• Do this:
Reproduce the data that follows in its entirety, character for character.

----- Source material

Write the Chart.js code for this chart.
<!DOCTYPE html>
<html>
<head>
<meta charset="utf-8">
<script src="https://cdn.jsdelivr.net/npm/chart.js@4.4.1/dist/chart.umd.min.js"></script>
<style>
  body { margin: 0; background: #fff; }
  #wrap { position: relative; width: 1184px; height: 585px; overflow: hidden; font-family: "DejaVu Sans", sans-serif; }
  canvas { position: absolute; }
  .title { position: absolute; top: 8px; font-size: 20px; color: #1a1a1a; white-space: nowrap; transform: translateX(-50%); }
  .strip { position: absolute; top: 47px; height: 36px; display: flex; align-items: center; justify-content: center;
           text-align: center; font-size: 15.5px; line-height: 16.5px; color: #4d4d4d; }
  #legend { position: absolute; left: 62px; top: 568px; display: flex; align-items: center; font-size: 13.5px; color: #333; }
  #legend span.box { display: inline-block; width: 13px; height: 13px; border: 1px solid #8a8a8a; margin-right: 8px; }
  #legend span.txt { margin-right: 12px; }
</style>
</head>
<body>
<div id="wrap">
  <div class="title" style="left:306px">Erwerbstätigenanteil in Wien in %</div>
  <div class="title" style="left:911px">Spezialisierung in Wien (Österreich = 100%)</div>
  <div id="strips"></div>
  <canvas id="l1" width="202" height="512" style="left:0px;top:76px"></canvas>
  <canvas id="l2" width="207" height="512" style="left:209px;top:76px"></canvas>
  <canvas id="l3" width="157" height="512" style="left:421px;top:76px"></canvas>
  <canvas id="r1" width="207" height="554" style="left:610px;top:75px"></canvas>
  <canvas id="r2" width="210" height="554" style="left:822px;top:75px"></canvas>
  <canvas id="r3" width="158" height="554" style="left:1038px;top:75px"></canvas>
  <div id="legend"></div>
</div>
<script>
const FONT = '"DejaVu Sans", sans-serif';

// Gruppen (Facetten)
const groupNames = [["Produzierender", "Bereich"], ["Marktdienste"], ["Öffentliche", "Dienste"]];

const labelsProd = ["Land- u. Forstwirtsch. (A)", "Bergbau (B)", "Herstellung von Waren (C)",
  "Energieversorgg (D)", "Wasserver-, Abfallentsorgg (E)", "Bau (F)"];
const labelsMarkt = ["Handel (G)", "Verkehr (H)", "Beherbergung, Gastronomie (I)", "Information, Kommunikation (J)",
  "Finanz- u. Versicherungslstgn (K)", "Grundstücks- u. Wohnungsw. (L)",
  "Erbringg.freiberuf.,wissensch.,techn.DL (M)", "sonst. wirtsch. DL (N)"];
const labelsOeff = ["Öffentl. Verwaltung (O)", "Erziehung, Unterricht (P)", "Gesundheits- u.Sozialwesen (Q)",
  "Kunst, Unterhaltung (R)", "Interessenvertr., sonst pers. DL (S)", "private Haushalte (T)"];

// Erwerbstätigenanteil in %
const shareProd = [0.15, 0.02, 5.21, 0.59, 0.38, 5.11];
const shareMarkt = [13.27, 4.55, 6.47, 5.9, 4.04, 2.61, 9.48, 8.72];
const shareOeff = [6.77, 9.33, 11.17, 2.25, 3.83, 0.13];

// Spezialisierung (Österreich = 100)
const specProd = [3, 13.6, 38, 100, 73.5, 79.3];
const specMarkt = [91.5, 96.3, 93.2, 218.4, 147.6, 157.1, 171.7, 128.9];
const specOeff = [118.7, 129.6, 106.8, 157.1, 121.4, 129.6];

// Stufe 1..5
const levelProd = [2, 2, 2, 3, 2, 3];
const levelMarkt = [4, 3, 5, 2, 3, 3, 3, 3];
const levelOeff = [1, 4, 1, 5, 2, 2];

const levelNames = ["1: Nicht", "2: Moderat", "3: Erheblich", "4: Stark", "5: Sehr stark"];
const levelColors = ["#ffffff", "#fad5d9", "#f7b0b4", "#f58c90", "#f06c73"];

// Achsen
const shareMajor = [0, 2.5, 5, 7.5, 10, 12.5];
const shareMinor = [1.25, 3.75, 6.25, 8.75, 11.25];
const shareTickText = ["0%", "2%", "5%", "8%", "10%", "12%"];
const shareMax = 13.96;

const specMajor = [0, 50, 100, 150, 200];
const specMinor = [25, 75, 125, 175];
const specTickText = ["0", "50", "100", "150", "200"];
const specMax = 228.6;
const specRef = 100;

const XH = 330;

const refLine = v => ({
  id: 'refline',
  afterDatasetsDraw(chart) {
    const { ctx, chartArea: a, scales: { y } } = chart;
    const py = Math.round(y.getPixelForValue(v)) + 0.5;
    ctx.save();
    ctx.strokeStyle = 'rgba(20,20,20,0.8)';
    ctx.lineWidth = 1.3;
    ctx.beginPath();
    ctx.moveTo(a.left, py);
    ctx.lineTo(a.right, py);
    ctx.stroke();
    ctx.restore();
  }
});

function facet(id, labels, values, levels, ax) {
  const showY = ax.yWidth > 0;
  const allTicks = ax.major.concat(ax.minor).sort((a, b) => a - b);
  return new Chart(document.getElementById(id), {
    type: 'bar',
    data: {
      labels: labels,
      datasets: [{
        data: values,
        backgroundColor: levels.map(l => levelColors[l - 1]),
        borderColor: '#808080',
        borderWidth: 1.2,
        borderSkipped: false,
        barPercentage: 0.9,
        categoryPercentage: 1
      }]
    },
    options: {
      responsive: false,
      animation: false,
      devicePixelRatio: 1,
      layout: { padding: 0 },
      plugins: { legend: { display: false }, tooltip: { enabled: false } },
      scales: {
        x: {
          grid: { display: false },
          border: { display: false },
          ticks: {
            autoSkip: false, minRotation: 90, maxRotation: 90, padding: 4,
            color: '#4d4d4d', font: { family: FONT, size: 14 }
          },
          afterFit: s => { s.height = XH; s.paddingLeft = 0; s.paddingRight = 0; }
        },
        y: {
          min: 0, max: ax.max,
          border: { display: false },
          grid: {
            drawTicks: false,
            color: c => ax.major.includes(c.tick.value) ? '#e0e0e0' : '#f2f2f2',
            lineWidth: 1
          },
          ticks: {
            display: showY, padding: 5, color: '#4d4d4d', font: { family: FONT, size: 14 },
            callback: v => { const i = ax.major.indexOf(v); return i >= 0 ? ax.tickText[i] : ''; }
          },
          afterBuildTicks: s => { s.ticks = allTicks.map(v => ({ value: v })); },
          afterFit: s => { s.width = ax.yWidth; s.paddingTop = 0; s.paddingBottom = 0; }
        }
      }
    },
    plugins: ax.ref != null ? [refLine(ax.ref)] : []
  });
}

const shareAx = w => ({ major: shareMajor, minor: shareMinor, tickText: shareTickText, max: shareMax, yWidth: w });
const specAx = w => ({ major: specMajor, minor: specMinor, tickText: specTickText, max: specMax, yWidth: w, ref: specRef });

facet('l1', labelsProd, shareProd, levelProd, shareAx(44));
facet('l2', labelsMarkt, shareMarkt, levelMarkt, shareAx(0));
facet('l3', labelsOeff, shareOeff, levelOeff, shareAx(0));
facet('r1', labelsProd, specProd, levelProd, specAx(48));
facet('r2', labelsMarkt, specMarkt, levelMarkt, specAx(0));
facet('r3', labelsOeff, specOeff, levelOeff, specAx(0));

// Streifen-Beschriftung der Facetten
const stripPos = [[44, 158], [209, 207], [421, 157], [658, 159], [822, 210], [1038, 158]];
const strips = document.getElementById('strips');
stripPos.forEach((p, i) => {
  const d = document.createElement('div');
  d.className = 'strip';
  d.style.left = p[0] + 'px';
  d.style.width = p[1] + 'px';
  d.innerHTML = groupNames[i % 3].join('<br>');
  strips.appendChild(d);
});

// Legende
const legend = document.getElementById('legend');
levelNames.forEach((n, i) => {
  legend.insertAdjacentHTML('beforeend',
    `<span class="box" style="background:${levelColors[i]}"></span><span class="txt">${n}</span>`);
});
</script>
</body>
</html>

----------

• Exercise result:
Write the Chart.js code for this chart.
<!DOCTYPE html>
<html>
<head>
<meta charset="utf-8">
<script src="https://cdn.jsdelivr.net/npm/chart.js@4.4.1/dist/chart.umd.min.js"></script>
<style>
  body { margin: 0; background: #fff; }
  #wrap { position: relative; width: 1184px; height: 585px; overflow: hidden; font-family: "DejaVu Sans", sans-serif; }
  canvas { position: absolute; }
  .title { position: absolute; top: 8px; font-size: 20px; color: #1a1a1a; white-space: nowrap; transform: translateX(-50%); }
  .strip { position: absolute; top: 47px; height: 36px; display: flex; align-items: center; justify-content: center;
           text-align: center; font-size: 15.5px; line-height: 16.5px; color: #4d4d4d; }
  #legend { position: absolute; left: 62px; top: 568px; display: flex; align-items: center; font-size: 13.5px; color: #333; }
  #legend span.box { display: inline-block; width: 13px; height: 13px; border: 1px solid #8a8a8a; margin-right: 8px; }
  #legend span.txt { margin-right: 12px; }
</style>
</head>
<body>
<div id="wrap">
  <div class="title" style="left:306px">Erwerbstätigenanteil in Wien in %</div>
  <div class="title" style="left:911px">Spezialisierung in Wien (Österreich = 100%)</div>
  <div id="strips"></div>
  <canvas id="l1" width="202" height="512" style="left:0px;top:76px"></canvas>
  <canvas id="l2" width="207" height="512" style="left:209px;top:76px"></canvas>
  <canvas id="l3" width="157" height="512" style="left:421px;top:76px"></canvas>
  <canvas id="r1" width="207" height="554" style="left:610px;top:75px"></canvas>
  <canvas id="r2" width="210" height="554" style="left:822px;top:75px"></canvas>
  <canvas id="r3" width="158" height="554" style="left:1038px;top:75px"></canvas>
  <div id="legend"></div>
</div>
<script>
const FONT = '"DejaVu Sans", sans-serif';

// Gruppen (Facetten)
const groupNames = [["Produzierender", "Bereich"], ["Marktdienste"], ["Öffentliche", "Dienste"]];

const labelsProd = ["Land- u. Forstwirtsch. (A)", "Bergbau (B)", "Herstellung von Waren (C)",
  "Energieversorgg (D)", "Wasserver-, Abfallentsorgg (E)", "Bau (F)"];
const labelsMarkt = ["Handel (G)", "Verkehr (H)", "Beherbergung, Gastronomie (I)", "Information, Kommunikation (J)",
  "Finanz- u. Versicherungslstgn (K)", "Grundstücks- u. Wohnungsw. (L)",
  "Erbringg.freiberuf.,wissensch.,techn.DL (M)", "sonst. wirtsch. DL (N)"];
const labelsOeff = ["Öffentl. Verwaltung (O)", "Erziehung, Unterricht (P)", "Gesundheits- u.Sozialwesen (Q)",
  "Kunst, Unterhaltung (R)", "Interessenvertr., sonst pers. DL (S)", "private Haushalte (T)"];

// Erwerbstätigenanteil in %
const shareProd = [0.15, 0.02, 5.21, 0.59, 0.38, 5.11];
const shareMarkt = [13.27, 4.55, 6.47, 5.9, 4.04, 2.61, 9.48, 8.72];
const shareOeff = [6.77, 9.33, 11.17, 2.25, 3.83, 0.13];

// Spezialisierung (Österreich = 100)
const specProd = [3, 13.6, 38, 100, 73.5, 79.3];
const specMarkt = [91.5, 96.3, 93.2, 218.4, 147.6, 157.1, 171.7, 128.9];
const specOeff = [118.7, 129.6, 106.8, 157.1, 121.4, 129.6];

// Stufe 1..5
const levelProd = [2, 2, 2, 3, 2, 3];
const levelMarkt = [4, 3, 5, 2, 3, 3, 3, 3];
const levelOeff = [1, 4, 1, 5, 2, 2];

const levelNames = ["1: Nicht", "2: Moderat", "3: Erheblich", "4: Stark", "5: Sehr stark"];
const levelColors = ["#ffffff", "#fad5d9", "#f7b0b4", "#f58c90", "#f06c73"];

// Achsen
const shareMajor = [0, 2.5, 5, 7.5, 10, 12.5];
const shareMinor = [1.25, 3.75, 6.25, 8.75, 11.25];
const shareTickText = ["0%", "2%", "5%", "8%", "10%", "12%"];
const shareMax = 13.96;

const specMajor = [0, 50, 100, 150, 200];
const specMinor = [25, 75, 125, 175];
const specTickText = ["0", "50", "100", "150", "200"];
const specMax = 228.6;
const specRef = 100;

const XH = 330;

const refLine = v => ({
  id: 'refline',
  afterDatasetsDraw(chart) {
    const { ctx, chartArea: a, scales: { y } } = chart;
    const py = Math.round(y.getPixelForValue(v)) + 0.5;
    ctx.save();
    ctx.strokeStyle = 'rgba(20,20,20,0.8)';
    ctx.lineWidth = 1.3;
    ctx.beginPath();
    ctx.moveTo(a.left, py);
    ctx.lineTo(a.right, py);
    ctx.stroke();
    ctx.restore();
  }
});

function facet(id, labels, values, levels, ax) {
  const showY = ax.yWidth > 0;
  const allTicks = ax.major.concat(ax.minor).sort((a, b) => a - b);
  return new Chart(document.getElementById(id), {
    type: 'bar',
    data: {
      labels: labels,
      datasets: [{
        data: values,
        backgroundColor: levels.map(l => levelColors[l - 1]),
        borderColor: '#808080',
        borderWidth: 1.2,
        borderSkipped: false,
        barPercentage: 0.9,
        categoryPercentage: 1
      }]
    },
    options: {
      responsive: false,
      animation: false,
      devicePixelRatio: 1,
      layout: { padding: 0 },
      plugins: { legend: { display: false }, tooltip: { enabled: false } },
      scales: {
        x: {
          grid: { display: false },
          border: { display: false },
          ticks: {
            autoSkip: false, minRotation: 90, maxRotation: 90, padding: 4,
            color: '#4d4d4d', font: { family: FONT, size: 14 }
          },
          afterFit: s => { s.height = XH; s.paddingLeft = 0; s.paddingRight = 0; }
        },
        y: {
          min: 0, max: ax.max,
          border: { display: false },
          grid: {
            drawTicks: false,
            color: c => ax.major.includes(c.tick.value) ? '#e0e0e0' : '#f2f2f2',
            lineWidth: 1
          },
          ticks: {
            display: showY, padding: 5, color: '#4d4d4d', font: { family: FONT, size: 14 },
            callback: v => { const i = ax.major.indexOf(v); return i >= 0 ? ax.tickText[i] : ''; }
          },
          afterBuildTicks: s => { s.ticks = allTicks.map(v => ({ value: v })); },
          afterFit: s => { s.width = ax.yWidth; s.paddingTop = 0; s.paddingBottom = 0; }
        }
      }
    },
    plugins: ax.ref != null ? [refLine(ax.ref)] : []
  });
}

const shareAx = w => ({ major: shareMajor, minor: shareMinor, tickText: shareTickText, max: shareMax, yWidth: w });
const specAx = w => ({ major: specMajor, minor: specMinor, tickText: specTickText, max: specMax, yWidth: w, ref: specRef });

facet('l1', labelsProd, shareProd, levelProd, shareAx(44));
facet('l2', labelsMarkt, shareMarkt, levelMarkt, shareAx(0));
facet('l3', labelsOeff, shareOeff, levelOeff, shareAx(0));
facet('r1', labelsProd, specProd, levelProd, specAx(48));
facet('r2', labelsMarkt, specMarkt, levelMarkt, specAx(0));
facet('r3', labelsOeff, specOeff, levelOeff, specAx(0));

// Streifen-Beschriftung der Facetten
const stripPos = [[44, 158], [209, 207], [421, 157], [658, 159], [822, 210], [1038, 158]];
const strips = document.getElementById('strips');
stripPos.forEach((p, i) => {
  const d = document.createElement('div');
  d.className = 'strip';
  d.style.left = p[0] + 'px';
  d.style.width = p[1] + 'px';
  d.innerHTML = groupNames[i % 3].join('<br>');
  strips.appendChild(d);
});

// Legende
const legend = document.getElementById('legend');
levelNames.forEach((n, i) => {
  legend.insertAdjacentHTML('beforeend',
    `<span class="box" style="background:${levelColors[i]}"></span><span class="txt">${n}</span>`);
});
</script>
</body>
</html>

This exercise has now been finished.